Data Quality Issues in Flare Prediction using Machine Learning Models
Ke Hu, Kevin Jin, Victor Verma, Weihao Liu, Ward Manchester, Lulu Zhao, Tamas Gombosi, Yang Chen
TL;DR
This study investigates how data quality and cross-source inconsistencies affect ML-based solar flare forecasting. It compares science-quality, operational SWPC-FTP, and SunPy-HEK lists for flare labels and analyzes imaging (HMI/AIA) and SHARP vector predictors, including augmentation of science-quality data with AR labels. Using two representative models (LSTM and logistic regression) across multiple forecast horizons and solar-cycle phases, it shows that data-product choices yield solar-cycle dependent performance differences and that near-real-time versus definitive predictor data influence stability and accuracy. The paper provides a reproducible data-processing pipeline, practical recommendations for data selection, and insights to improve interpretability and comparability in data-driven flare forecasting.
Abstract
Machine learning models for forecasting solar flares have been trained and tested using a variety of data sources, such as Space Weather Prediction Center (SWPC) operational and science-quality data.
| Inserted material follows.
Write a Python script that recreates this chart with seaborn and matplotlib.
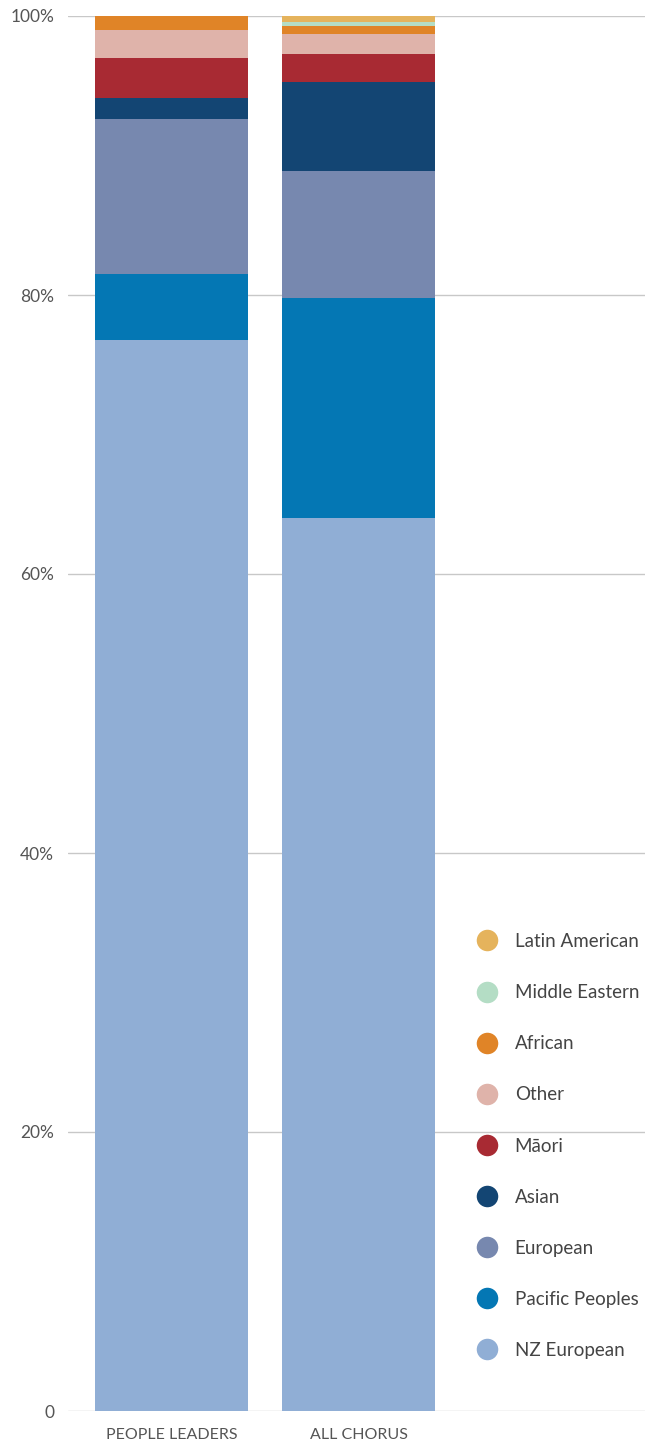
import matplotlib
matplotlib.use("Agg")
import matplotlib.pyplot as plt
from matplotlib.lines import Line2D
from matplotlib.ticker import FixedLocator, FixedFormatter
import seaborn as sns
import numpy as np

groups = ["PEOPLE LEADERS", "ALL CHORUS"]
ethnicities = ["NZ European", "Pacific Peoples", "European", "Asian", "Māori",
               "Other", "African", "Middle Eastern", "Latin American"]
people_leaders = [76.8, 4.7, 11.1, 1.5, 2.9, 2.0, 1.0, 0.0, 0.0]
all_chorus = [64.0, 15.8, 9.1, 6.4, 2.0, 1.4, 0.6, 0.3, 0.4]
colors = ["#90AED5", "#0477B4", "#7788AF", "#134573", "#A82A33",
          "#DFB3AA", "#E08427", "#B4DDC5", "#E5B35C"]
yticks = [0, 20, 40, 60, 80, 100]
ytick_labels = ["0", "20%", "40%", "60%", "80%", "100%"]

sns.set_theme(style="white")
plt.rcParams["font.family"] = ["Lato", "DejaVu Sans"]

W, H = 645, 1441
fig = plt.figure(figsize=(W / 100, H / 100), dpi=100)
ax = fig.add_axes([68 / W, 30 / H, (W - 68) / W, (1411 - 16) / H])

bottom = np.zeros(len(groups))
for name, col, a, b in zip(ethnicities, colors, people_leaders, all_chorus):
    vals = np.array([a, b])
    sns.barplot(x=groups, y=vals, bottom=bottom, color=col, width=0.818,
                saturation=1, ax=ax, linewidth=0, order=groups)
    bottom = bottom + vals

ax.set_xlim(-0.553, 2.532)
ax.set_ylim(0, 100)
ax.yaxis.set_major_locator(FixedLocator(yticks))
ax.yaxis.set_major_formatter(FixedFormatter(ytick_labels))
ax.grid(axis="y", color="#c8c8c8", linewidth=1)
ax.set_axisbelow(True)
for s in ax.spines.values():
    s.set_visible(False)
ax.tick_params(axis="y", length=0, pad=10, labelsize=12.5, labelcolor="#555555")
ax.tick_params(axis="x", length=0, pad=12, labelsize=11.5, labelcolor="#555555")
ax.set_xlabel("")
ax.set_ylabel("")

handles = [Line2D([0], [0], marker="o", linestyle="", markersize=15.5,
                  markerfacecolor=c, markeredgewidth=0, label=n)
           for n, c in zip(ethnicities[::-1], colors[::-1])]
leg = fig.legend(handles=handles, loc="upper left",
                 bbox_to_anchor=(475.5 / W, 1 - 933 / H),
                 frameon=False, fontsize=13.5, labelspacing=1.82,
                 handletextpad=0.89, handlelength=1.2, borderpad=0,
                 borderaxespad=0)
for t in leg.get_texts():
    t.set_color("#444444")

fig.savefig("out.png", dpi=100)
Typically, data from these sources is minimally processed before being used to train and validate a forecasting model. However, predictive performance can be impaired if defects in and inconsistencies between these data sources are ignored. For a number of commonly used data sources, together with softwares that query and then output processed data, we identify their respective defects and inconsistencies, quantify their extent, and show how they can affect the predictions produced by data-driven machine learning forecasting models. We also outline procedures for fixing these issues or at least mitigating their impacts. Finally, based on our thorough comparisons of the impacts of data sources on the trained forecasting model in terms of predictive skill scores, we offer recommendations for the use of different data products in operational forecasting.